TASK: Copy the listing below in full and skip every picture.

PROVIDED DATA:
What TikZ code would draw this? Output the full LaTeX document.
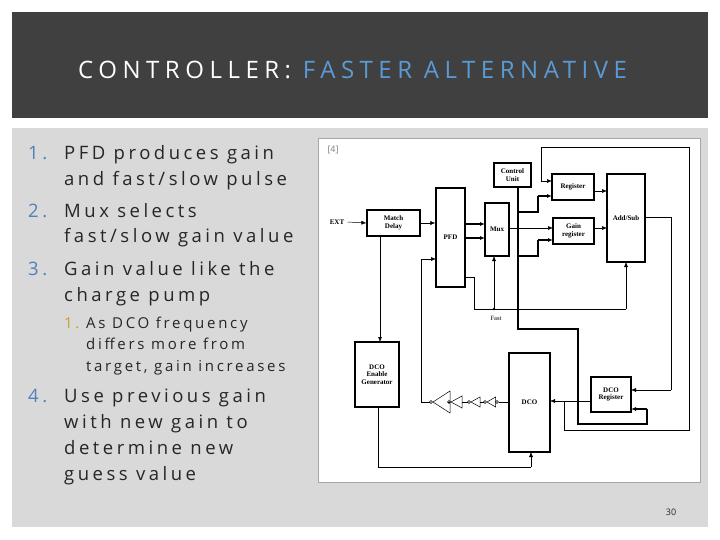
\documentclass[tikz,border=0pt]{standalone}
\usepackage{fontspec}
\setmainfont{Open Sans}
\newfontfamily\serf{Liberation Serif}
\usetikzlibrary{arrows.meta}
\definecolor{hdr}{HTML}{404040}
\definecolor{pane}{HTML}{D9D9D9}
\definecolor{ttlblue}{HTML}{5B9BD5}
\definecolor{numblue}{HTML}{4F81BD}
\definecolor{gold}{HTML}{C9A227}
\definecolor{txt}{HTML}{262626}
\begin{document}
\begin{tikzpicture}[x=1pt,y=-1pt,
  blk/.style={draw,line width=1.2pt,inner sep=0pt,font=\serf\fontsize{7}{7.5}\selectfont\bfseries,align=center},
  w/.style={line width=0.5pt},
  tw/.style={line width=1.4pt},
  arr/.style={-{Latex[length=5pt,width=4pt]}},
  li/.style={anchor=base west,font=\fontsize{18.5}{18.5}\selectfont\addfontfeature{LetterSpace=19},text=txt,inner sep=0pt},
  sli/.style={anchor=base west,font=\fontsize{15}{15}\selectfont\addfontfeature{LetterSpace=18},text=txt,inner sep=0pt}]
\useasboundingbox (0,0) rectangle (720,540);
\fill[white] (0,0) rectangle (720,540);
\fill[hdr] (12,12) rectangle (708,118);
\fill[pane] (12,128) rectangle (708,527);
\node[font=\fontsize{24}{24}\selectfont\addfontfeature{LetterSpace=23},anchor=base west,inner sep=0pt] (title) at (78,79) {\textcolor{white}{CONTROLLER:} \textcolor{ttlblue}{FASTER ALTERNATIVE}};
% list
\node[li,text=numblue] (n1) at (28,160) {1.};
\node[li] (t1a) at (64,160) {PFD produces gain};
\node[li] (t1b) at (64,186) {and fast/slow pulse};
\node[li,text=numblue] (n2) at (28,218) {2.};
\node[li] (t2a) at (64,218) {Mux selects};
\node[li] (t2b) at (64,243) {fast/slow gain value};
\node[li,text=numblue] (n3) at (28,275) {3.};
\node[li] (t3a) at (64,275) {Gain value like the};
\node[li] (t3b) at (64,301) {charge pump};
\node[sli,text=gold] (s1) at (64,328) {1.};
\node[sli] (s1a) at (86,328) {As DCO frequency};
\node[sli] (s1b) at (86,349) {differs more from};
\node[sli] (s1c) at (86,371) {target, gain increases};
\node[li,text=numblue] (n4) at (28,402) {4.};
\node[li] (t4a) at (64,402) {Use previous gain};
\node[li] (t4b) at (64,428) {with new gain to};
\node[li] (t4c) at (64,454) {determine new};
\node[li] (t4d) at (64,480) {guess value};
\node[font=\fontsize{9}{9}\selectfont,text=txt] (pg) at (671,512) {30};
% figure
\fill[white,draw=gray!70] (318,138) rectangle (700,482);
\node[anchor=north west,font=\fontsize{9}{9}\selectfont,text=gray] (ref) at (324,143) {[4]};
\node[blk,minimum width=37pt,minimum height=24pt] (cu) at (512.5,175) {Control\\Unit};
\node[blk,minimum width=42pt,minimum height=26pt] (reg) at (573,187) {Register};
\node[blk,minimum width=38pt,minimum height=88pt] (as) at (626,218) {Add/Sub};
\node[blk,minimum width=53pt,minimum height=26pt] (md) at (393.5,223) {Match\\Delay};
\node[blk,minimum width=29pt,minimum height=99pt] (pfd) at (450.5,237.5) {PFD};
\node[blk,minimum width=24pt,minimum height=53pt] (mux) at (497,229.5) {Mux};
\node[blk,minimum width=41pt,minimum height=26pt] (gr) at (573.5,231) {Gain\\register};
\node[blk,minimum width=44pt,minimum height=65pt] (deg) at (377,374.5) {DCO\\Enable\\Generator};
\node[blk,minimum width=41pt,minimum height=99pt] (dco) at (529.5,402.5) {DCO};
\node[blk,minimum width=40pt,minimum height=35pt] (dreg) at (611,394.5) {DCO\\Register};
\node[font=\serf\fontsize{7}{7}\selectfont\bfseries] (ext) at (337,222) {EXT};
\node[font=\serf\fontsize{6.5}{6.5}\selectfont] (fast) at (496,318) {Fast};
% wires
\draw[w,arr] (ext.east) -- (md.west);
\draw[w,arr] (md.east|-0,223) -- (pfd.west|-0,223);
\draw[w,arr] (380,236) -- (380,342);
\draw[tw,arr] (465,224) -- (485,224);
\draw[tw,arr] (465,238) -- (485,238);
\draw[w,arr] (509,228) -- (553,228);
\draw[w,arr] (594,191) -- (607,191);
\draw[w,arr] (594,228) -- (607,228);
% control unit bus
\draw[tw] (518,187) -- (518,329) -- (578,329) -- (578,424) -- (647,424) -- (647,409);
\draw[tw,arr] (647,409) -- (631,409);
\draw[tw] (518,212) -- (538,212) -- (538,196);
\draw[tw,arr] (538,196) -- (552,196);
\draw[tw] (518,256) -- (538,256) -- (538,240);
\draw[tw,arr] (538,240) -- (553,240);
% feedback
\draw[w,arr] (591,401) -- (550,401);
\draw[w] (564,401) -- (564,430) -- (689,430) -- (689,147) -- (541,147) -- (541,181);
\draw[w,arr] (541,181) -- (552,181);
\draw[w] (645,217) -- (671,217) -- (671,390);
\draw[w,arr] (671,390) -- (631,390);
\draw[w] (465,277) -- (474,277) -- (474,309) -- (626,309);
\draw[w,arr] (626,309) -- (626,262);
\fill (494,309) circle (1.3pt);
\draw[w,arr] (494,309) -- (494,256);
\draw[w] (378,407) -- (378,467) -- (531,467);
\draw[w,arr] (531,467) -- (531,452);
% inverter chain (pointing left)
\draw[w] (509,402) -- (499,402);
\draw[w] (497,402) circle (1.5pt);
\draw[w] (495.5,397) -- (495.5,407) -- (487,402) -- cycle;
\draw[w] (485,402) circle (1.5pt);
\draw[w] (483.5,402) -- (480,402);
\draw[w] (480,397) -- (480,407) -- (471,402) -- cycle;
\draw[w] (469,402) circle (1.5pt);
\draw[w] (467.5,402) -- (462,402);
\draw[w] (462,396) -- (462,408) -- (451,402) -- cycle;
\draw[w] (449,402) circle (1.5pt);
\draw[w] (447.5,402) -- (450,402);
\draw[w] (450,391) -- (450,413) -- (433,402) -- cycle;
\draw[w] (431,402) circle (1.5pt);
\draw[w] (429.5,402) -- (421,402) -- (421,259);
\draw[w,arr] (421,259) -- (436,259);
\end{tikzpicture}
\end{document}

COMPLETED TASK:
What TikZ code would draw this? Output the full LaTeX document.
\documentclass[tikz,border=0pt]{standalone}
\usepackage{fontspec}
\setmainfont{Open Sans}
\newfontfamily\serf{Liberation Serif}
\usetikzlibrary{arrows.meta}
\definecolor{hdr}{HTML}{404040}
\definecolor{pane}{HTML}{D9D9D9}
\definecolor{ttlblue}{HTML}{5B9BD5}
\definecolor{numblue}{HTML}{4F81BD}
\definecolor{gold}{HTML}{C9A227}
\definecolor{txt}{HTML}{262626}
\begin{document}
\begin{tikzpicture}[x=1pt,y=-1pt,
  blk/.style={draw,line width=1.2pt,inner sep=0pt,font=\serf\fontsize{7}{7.5}\selectfont\bfseries,align=center},
  w/.style={line width=0.5pt},
  tw/.style={line width=1.4pt},
  arr/.style={-{Latex[length=5pt,width=4pt]}},
  li/.style={anchor=base west,font=\fontsize{18.5}{18.5}\selectfont\addfontfeature{LetterSpace=19},text=txt,inner sep=0pt},
  sli/.style={anchor=base west,font=\fontsize{15}{15}\selectfont\addfontfeature{LetterSpace=18},text=txt,inner sep=0pt}]
\useasboundingbox (0,0) rectangle (720,540);
\fill[white] (0,0) rectangle (720,540);
\fill[hdr] (12,12) rectangle (708,118);
\fill[pane] (12,128) rectangle (708,527);
\node[font=\fontsize{24}{24}\selectfont\addfontfeature{LetterSpace=23},anchor=base west,inner sep=0pt] (title) at (78,79) {\textcolor{white}{CONTROLLER:} \textcolor{ttlblue}{FASTER ALTERNATIVE}};
% list
\node[li,text=numblue] (n1) at (28,160) {1.};
\node[li] (t1a) at (64,160) {PFD produces gain};
\node[li] (t1b) at (64,186) {and fast/slow pulse};
\node[li,text=numblue] (n2) at (28,218) {2.};
\node[li] (t2a) at (64,218) {Mux selects};
\node[li] (t2b) at (64,243) {fast/slow gain value};
\node[li,text=numblue] (n3) at (28,275) {3.};
\node[li] (t3a) at (64,275) {Gain value like the};
\node[li] (t3b) at (64,301) {charge pump};
\node[sli,text=gold] (s1) at (64,328) {1.};
\node[sli] (s1a) at (86,328) {As DCO frequency};
\node[sli] (s1b) at (86,349) {differs more from};
\node[sli] (s1c) at (86,371) {target, gain increases};
\node[li,text=numblue] (n4) at (28,402) {4.};
\node[li] (t4a) at (64,402) {Use previous gain};
\node[li] (t4b) at (64,428) {with new gain to};
\node[li] (t4c) at (64,454) {determine new};
\node[li] (t4d) at (64,480) {guess value};
\node[font=\fontsize{9}{9}\selectfont,text=txt] (pg) at (671,512) {30};
% figure
\fill[white,draw=gray!70] (318,138) rectangle (700,482);
\node[anchor=north west,font=\fontsize{9}{9}\selectfont,text=gray] (ref) at (324,143) {[4]};
\node[blk,minimum width=37pt,minimum height=24pt] (cu) at (512.5,175) {Control\\Unit};
\node[blk,minimum width=42pt,minimum height=26pt] (reg) at (573,187) {Register};
\node[blk,minimum width=38pt,minimum height=88pt] (as) at (626,218) {Add/Sub};
\node[blk,minimum width=53pt,minimum height=26pt] (md) at (393.5,223) {Match\\Delay};
\node[blk,minimum width=29pt,minimum height=99pt] (pfd) at (450.5,237.5) {PFD};
\node[blk,minimum width=24pt,minimum height=53pt] (mux) at (497,229.5) {Mux};
\node[blk,minimum width=41pt,minimum height=26pt] (gr) at (573.5,231) {Gain\\register};
\node[blk,minimum width=44pt,minimum height=65pt] (deg) at (377,374.5) {DCO\\Enable\\Generator};
\node[blk,minimum width=41pt,minimum height=99pt] (dco) at (529.5,402.5) {DCO};
\node[blk,minimum width=40pt,minimum height=35pt] (dreg) at (611,394.5) {DCO\\Register};
\node[font=\serf\fontsize{7}{7}\selectfont\bfseries] (ext) at (337,222) {EXT};
\node[font=\serf\fontsize{6.5}{6.5}\selectfont] (fast) at (496,318) {Fast};
% wires
\draw[w,arr] (ext.east) -- (md.west);
\draw[w,arr] (md.east|-0,223) -- (pfd.west|-0,223);
\draw[w,arr] (380,236) -- (380,342);
\draw[tw,arr] (465,224) -- (485,224);
\draw[tw,arr] (465,238) -- (485,238);
\draw[w,arr] (509,228) -- (553,228);
\draw[w,arr] (594,191) -- (607,191);
\draw[w,arr] (594,228) -- (607,228);
% control unit bus
\draw[tw] (518,187) -- (518,329) -- (578,329) -- (578,424) -- (647,424) -- (647,409);
\draw[tw,arr] (647,409) -- (631,409);
\draw[tw] (518,212) -- (538,212) -- (538,196);
\draw[tw,arr] (538,196) -- (552,196);
\draw[tw] (518,256) -- (538,256) -- (538,240);
\draw[tw,arr] (538,240) -- (553,240);
% feedback
\draw[w,arr] (591,401) -- (550,401);
\draw[w] (564,401) -- (564,430) -- (689,430) -- (689,147) -- (541,147) -- (541,181);
\draw[w,arr] (541,181) -- (552,181);
\draw[w] (645,217) -- (671,217) -- (671,390);
\draw[w,arr] (671,390) -- (631,390);
\draw[w] (465,277) -- (474,277) -- (474,309) -- (626,309);
\draw[w,arr] (626,309) -- (626,262);
\fill (494,309) circle (1.3pt);
\draw[w,arr] (494,309) -- (494,256);
\draw[w] (378,407) -- (378,467) -- (531,467);
\draw[w,arr] (531,467) -- (531,452);
% inverter chain (pointing left)
\draw[w] (509,402) -- (499,402);
\draw[w] (497,402) circle (1.5pt);
\draw[w] (495.5,397) -- (495.5,407) -- (487,402) -- cycle;
\draw[w] (485,402) circle (1.5pt);
\draw[w] (483.5,402) -- (480,402);
\draw[w] (480,397) -- (480,407) -- (471,402) -- cycle;
\draw[w] (469,402) circle (1.5pt);
\draw[w] (467.5,402) -- (462,402);
\draw[w] (462,396) -- (462,408) -- (451,402) -- cycle;
\draw[w] (449,402) circle (1.5pt);
\draw[w] (447.5,402) -- (450,402);
\draw[w] (450,391) -- (450,413) -- (433,402) -- cycle;
\draw[w] (431,402) circle (1.5pt);
\draw[w] (429.5,402) -- (421,402) -- (421,259);
\draw[w,arr] (421,259) -- (436,259);
\end{tikzpicture}
\end{document}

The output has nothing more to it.